**SHORT PROBLEM:** Copy the material that follows word for word and omit its pictures.

**MATERIAL PROVIDED:**
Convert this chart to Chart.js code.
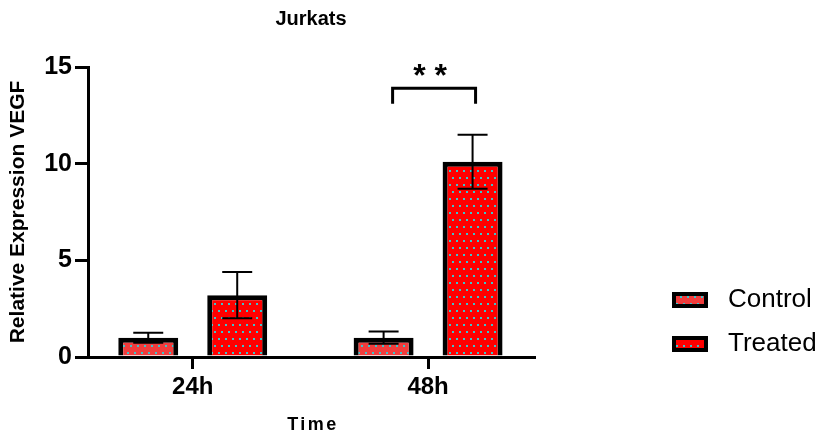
<!DOCTYPE html>
<html>
<head>
<meta charset="utf-8">
<script src="https://cdn.jsdelivr.net/npm/chart.js@4.4.0/dist/chart.umd.min.js"></script>
<style>
  body { margin: 0; background: #fff; }
  #wrap { width: 817px; height: 439px; }
</style>
</head>
<body>
<div id="wrap"><canvas id="vegfChart"></canvas></div>
<script>
// Values
const timeLabels = ['24h', '48h'];
const seriesNames = ['Control', 'Treated'];
const controlMeans = [1.0, 1.0];
const controlErrors = [0.26, 0.32];
const treatedMeans = [3.2, 10.1];
const treatedErrors = [1.2, 1.4];
const yTicks = [0, 5, 10, 15];
const sigIndex = 1;
const sigLabel = '* *';

const FONT = 'Arial, "Liberation Sans", sans-serif';
const canvas = document.getElementById('vegfChart');
const ctx = canvas.getContext('2d');

// red fill with small cyan dots (Prism style)
function dotPattern(base) {
    const tile = document.createElement('canvas');
    tile.width = 7;
    tile.height = 14;
    const c = tile.getContext('2d');
    c.fillStyle = base;
    c.fillRect(0, 0, 7, 14);
    c.fillStyle = '#3cc4cc';
    c.fillRect(1, 2, 2, 2);
    c.fillRect(4, 9, 2, 2);
    return ctx.createPattern(tile, 'repeat');
}

const controlFill = dotPattern('#f03c3c');
const treatedFill = dotPattern('#ff0000');

// mean +/- SD whiskers
const errorBars = {
    id: 'errorBars',
    afterDatasetsDraw(chart) {
        const c = chart.ctx;
        const y = chart.scales.y;
        const errs = [controlErrors, treatedErrors];
        c.save();
        c.strokeStyle = '#000';
        c.lineWidth = 2;
        chart.data.datasets.forEach((ds, di) => {
            chart.getDatasetMeta(di).data.forEach((bar, i) => {
                const mean = ds.data[i].y;
                const top = y.getPixelForValue(mean + errs[di][i]);
                const bot = y.getPixelForValue(mean - errs[di][i]);
                const half = bar.width / 4;
                c.beginPath();
                c.moveTo(bar.x, bot);
                c.lineTo(bar.x, top);
                c.moveTo(bar.x - half, top);
                c.lineTo(bar.x + half, top);
                c.moveTo(bar.x - half, bot);
                c.lineTo(bar.x + half, bot);
                c.stroke();
            });
        });
        c.restore();
    }
};

// significance bracket over the 48h pair
const sigBracket = {
    id: 'sigBracket',
    afterDraw(chart) {
        const c = chart.ctx;
        const y = chart.scales.y;
        const a = chart.getDatasetMeta(0).data[sigIndex];
        const b = chart.getDatasetMeta(1).data[sigIndex];
        const x1 = a.x + 9, x2 = b.x + 3;
        const yTop = y.getPixelForValue(13.9);
        const yLeg = y.getPixelForValue(13.1);
        c.save();
        c.strokeStyle = '#000';
        c.lineWidth = 3;
        c.beginPath();
        c.moveTo(x1, yLeg);
        c.lineTo(x1, yTop);
        c.lineTo(x2, yTop);
        c.lineTo(x2, yLeg);
        c.stroke();
        c.fillStyle = '#000';
        c.font = 'bold 32px ' + FONT;
        c.textAlign = 'center';
        c.textBaseline = 'alphabetic';
        c.fillText(sigLabel, (x1 + x2) / 2 - 4, yTop - 2);
        c.restore();
    }
};

// x title with the letter spacing of the original
const spacedXTitle = {
    id: 'spacedXTitle',
    afterDraw(chart) {
        const c = chart.ctx;
        const area = chart.chartArea;
        c.save();
        c.fillStyle = '#000';
        c.font = 'bold 18px ' + FONT;
        c.letterSpacing = '2.5px';
        c.textAlign = 'center';
        c.textBaseline = 'middle';
        c.fillText('Time', (area.left + area.right) / 2 + 2, 425);
        c.restore();
    }
};

// legend on the right, boxes filled like the bars
const boxLegend = {
    id: 'boxLegend',
    afterDraw(chart) {
        const c = chart.ctx;
        c.save();
        chart.data.datasets.forEach((ds, i) => {
            const cy = 300 + i * 44;
            c.fillStyle = ds.backgroundColor;
            c.fillRect(674, cy - 6, 32, 12);
            c.strokeStyle = '#000';
            c.lineWidth = 4;
            c.strokeRect(674, cy - 6, 32, 12);
            c.fillStyle = '#000';
            c.font = '26px ' + FONT;
            c.textAlign = 'left';
            c.textBaseline = 'middle';
            c.fillText(ds.label, 728, cy);
        });
        c.restore();
    }
};

const barStyle = {
    borderColor: '#000',
    borderWidth: 5,
    categoryPercentage: 0.756,
    barPercentage: 0.674
};

new Chart(ctx, {
    type: 'bar',
    data: {
        datasets: [
            Object.assign({
                label: seriesNames[0],
                data: controlMeans.map((v, i) => ({ x: i, y: v })),
                backgroundColor: controlFill
            }, barStyle),
            Object.assign({
                label: seriesNames[1],
                data: treatedMeans.map((v, i) => ({ x: i, y: v })),
                backgroundColor: treatedFill
            }, barStyle)
        ]
    },
    options: {
        responsive: true,
        maintainAspectRatio: false,
        animation: false,
        layout: { padding: { left: 0, right: 283, top: 0, bottom: 0 } },
        plugins: {
            legend: { display: false },
            tooltip: { enabled: false },
            title: {
                display: true,
                text: 'Jurkats',
                fullSize: false,
                color: '#000',
                font: { family: FONT, size: 20, weight: 'bold' },
                padding: { top: 7, bottom: 36 }
            }
        },
        scales: {
            x: {
                type: 'linear',
                min: -0.445,
                max: 1.45,
                offset: false,
                z: 1,
                afterBuildTicks: s => { s.ticks = timeLabels.map((_, i) => ({ value: i })); },
                afterFit: s => { s.height = 82; },
                ticks: {
                    callback: v => timeLabels[v],
                    color: '#000',
                    font: { family: FONT, size: 24, weight: 'bold' },
                    padding: 4,
                    maxRotation: 0
                },
                grid: { offset: false, drawOnChartArea: false, color: '#000', lineWidth: 3, tickLength: 12 },
                border: { color: '#000', width: 3 },
                title: { display: false }
            },
            y: {
                min: 0,
                max: 15,
                afterBuildTicks: s => { s.ticks = yTicks.map(v => ({ value: v })); },
                afterFit: s => { s.width = 88; },
                ticks: {
                    color: '#000',
                    font: { family: FONT, size: 25, weight: 'bold' },
                    padding: 3
                },
                grid: { drawOnChartArea: false, color: '#000', lineWidth: 3, tickLength: 13 },
                border: { color: '#000', width: 3 },
                title: {
                    display: true,
                    text: 'Relative Expression VEGF',
                    color: '#000',
                    font: { family: FONT, size: 21, weight: 'bold' },
                    padding: { top: 6, bottom: 0 }
                }
            }
        }
    },
    plugins: [errorBars, sigBracket, spacedXTitle, boxLegend]
});
</script>
</body>
</html>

**SOLUTION TO THE EXERCISE:**
Convert this chart to Chart.js code.
<!DOCTYPE html>
<html>
<head>
<meta charset="utf-8">
<script src="https://cdn.jsdelivr.net/npm/chart.js@4.4.0/dist/chart.umd.min.js"></script>
<style>
  body { margin: 0; background: #fff; }
  #wrap { width: 817px; height: 439px; }
</style>
</head>
<body>
<div id="wrap"><canvas id="vegfChart"></canvas></div>
<script>
// Values
const timeLabels = ['24h', '48h'];
const seriesNames = ['Control', 'Treated'];
const controlMeans = [1.0, 1.0];
const controlErrors = [0.26, 0.32];
const treatedMeans = [3.2, 10.1];
const treatedErrors = [1.2, 1.4];
const yTicks = [0, 5, 10, 15];
const sigIndex = 1;
const sigLabel = '* *';

const FONT = 'Arial, "Liberation Sans", sans-serif';
const canvas = document.getElementById('vegfChart');
const ctx = canvas.getContext('2d');

// red fill with small cyan dots (Prism style)
function dotPattern(base) {
    const tile = document.createElement('canvas');
    tile.width = 7;
    tile.height = 14;
    const c = tile.getContext('2d');
    c.fillStyle = base;
    c.fillRect(0, 0, 7, 14);
    c.fillStyle = '#3cc4cc';
    c.fillRect(1, 2, 2, 2);
    c.fillRect(4, 9, 2, 2);
    return ctx.createPattern(tile, 'repeat');
}

const controlFill = dotPattern('#f03c3c');
const treatedFill = dotPattern('#ff0000');

// mean +/- SD whiskers
const errorBars = {
    id: 'errorBars',
    afterDatasetsDraw(chart) {
        const c = chart.ctx;
        const y = chart.scales.y;
        const errs = [controlErrors, treatedErrors];
        c.save();
        c.strokeStyle = '#000';
        c.lineWidth = 2;
        chart.data.datasets.forEach((ds, di) => {
            chart.getDatasetMeta(di).data.forEach((bar, i) => {
                const mean = ds.data[i].y;
                const top = y.getPixelForValue(mean + errs[di][i]);
                const bot = y.getPixelForValue(mean - errs[di][i]);
                const half = bar.width / 4;
                c.beginPath();
                c.moveTo(bar.x, bot);
                c.lineTo(bar.x, top);
                c.moveTo(bar.x - half, top);
                c.lineTo(bar.x + half, top);
                c.moveTo(bar.x - half, bot);
                c.lineTo(bar.x + half, bot);
                c.stroke();
            });
        });
        c.restore();
    }
};

// significance bracket over the 48h pair
const sigBracket = {
    id: 'sigBracket',
    afterDraw(chart) {
        const c = chart.ctx;
        const y = chart.scales.y;
        const a = chart.getDatasetMeta(0).data[sigIndex];
        const b = chart.getDatasetMeta(1).data[sigIndex];
        const x1 = a.x + 9, x2 = b.x + 3;
        const yTop = y.getPixelForValue(13.9);
        const yLeg = y.getPixelForValue(13.1);
        c.save();
        c.strokeStyle = '#000';
        c.lineWidth = 3;
        c.beginPath();
        c.moveTo(x1, yLeg);
        c.lineTo(x1, yTop);
        c.lineTo(x2, yTop);
        c.lineTo(x2, yLeg);
        c.stroke();
        c.fillStyle = '#000';
        c.font = 'bold 32px ' + FONT;
        c.textAlign = 'center';
        c.textBaseline = 'alphabetic';
        c.fillText(sigLabel, (x1 + x2) / 2 - 4, yTop - 2);
        c.restore();
    }
};

// x title with the letter spacing of the original
const spacedXTitle = {
    id: 'spacedXTitle',
    afterDraw(chart) {
        const c = chart.ctx;
        const area = chart.chartArea;
        c.save();
        c.fillStyle = '#000';
        c.font = 'bold 18px ' + FONT;
        c.letterSpacing = '2.5px';
        c.textAlign = 'center';
        c.textBaseline = 'middle';
        c.fillText('Time', (area.left + area.right) / 2 + 2, 425);
        c.restore();
    }
};

// legend on the right, boxes filled like the bars
const boxLegend = {
    id: 'boxLegend',
    afterDraw(chart) {
        const c = chart.ctx;
        c.save();
        chart.data.datasets.forEach((ds, i) => {
            const cy = 300 + i * 44;
            c.fillStyle = ds.backgroundColor;
            c.fillRect(674, cy - 6, 32, 12);
            c.strokeStyle = '#000';
            c.lineWidth = 4;
            c.strokeRect(674, cy - 6, 32, 12);
            c.fillStyle = '#000';
            c.font = '26px ' + FONT;
            c.textAlign = 'left';
            c.textBaseline = 'middle';
            c.fillText(ds.label, 728, cy);
        });
        c.restore();
    }
};

const barStyle = {
    borderColor: '#000',
    borderWidth: 5,
    categoryPercentage: 0.756,
    barPercentage: 0.674
};

new Chart(ctx, {
    type: 'bar',
    data: {
        datasets: [
            Object.assign({
                label: seriesNames[0],
                data: controlMeans.map((v, i) => ({ x: i, y: v })),
                backgroundColor: controlFill
            }, barStyle),
            Object.assign({
                label: seriesNames[1],
                data: treatedMeans.map((v, i) => ({ x: i, y: v })),
                backgroundColor: treatedFill
            }, barStyle)
        ]
    },
    options: {
        responsive: true,
        maintainAspectRatio: false,
        animation: false,
        layout: { padding: { left: 0, right: 283, top: 0, bottom: 0 } },
        plugins: {
            legend: { display: false },
            tooltip: { enabled: false },
            title: {
                display: true,
                text: 'Jurkats',
                fullSize: false,
                color: '#000',
                font: { family: FONT, size: 20, weight: 'bold' },
                padding: { top: 7, bottom: 36 }
            }
        },
        scales: {
            x: {
                type: 'linear',
                min: -0.445,
                max: 1.45,
                offset: false,
                z: 1,
                afterBuildTicks: s => { s.ticks = timeLabels.map((_, i) => ({ value: i })); },
                afterFit: s => { s.height = 82; },
                ticks: {
                    callback: v => timeLabels[v],
                    color: '#000',
                    font: { family: FONT, size: 24, weight: 'bold' },
                    padding: 4,
                    maxRotation: 0
                },
                grid: { offset: false, drawOnChartArea: false, color: '#000', lineWidth: 3, tickLength: 12 },
                border: { color: '#000', width: 3 },
                title: { display: false }
            },
            y: {
                min: 0,
                max: 15,
                afterBuildTicks: s => { s.ticks = yTicks.map(v => ({ value: v })); },
                afterFit: s => { s.width = 88; },
                ticks: {
                    color: '#000',
                    font: { family: FONT, size: 25, weight: 'bold' },
                    padding: 3
                },
                grid: { drawOnChartArea: false, color: '#000', lineWidth: 3, tickLength: 13 },
                border: { color: '#000', width: 3 },
                title: {
                    display: true,
                    text: 'Relative Expression VEGF',
                    color: '#000',
                    font: { family: FONT, size: 21, weight: 'bold' },
                    padding: { top: 6, bottom: 0 }
                }
            }
        }
    },
    plugins: [errorBars, sigBracket, spacedXTitle, boxLegend]
});
</script>
</body>
</html>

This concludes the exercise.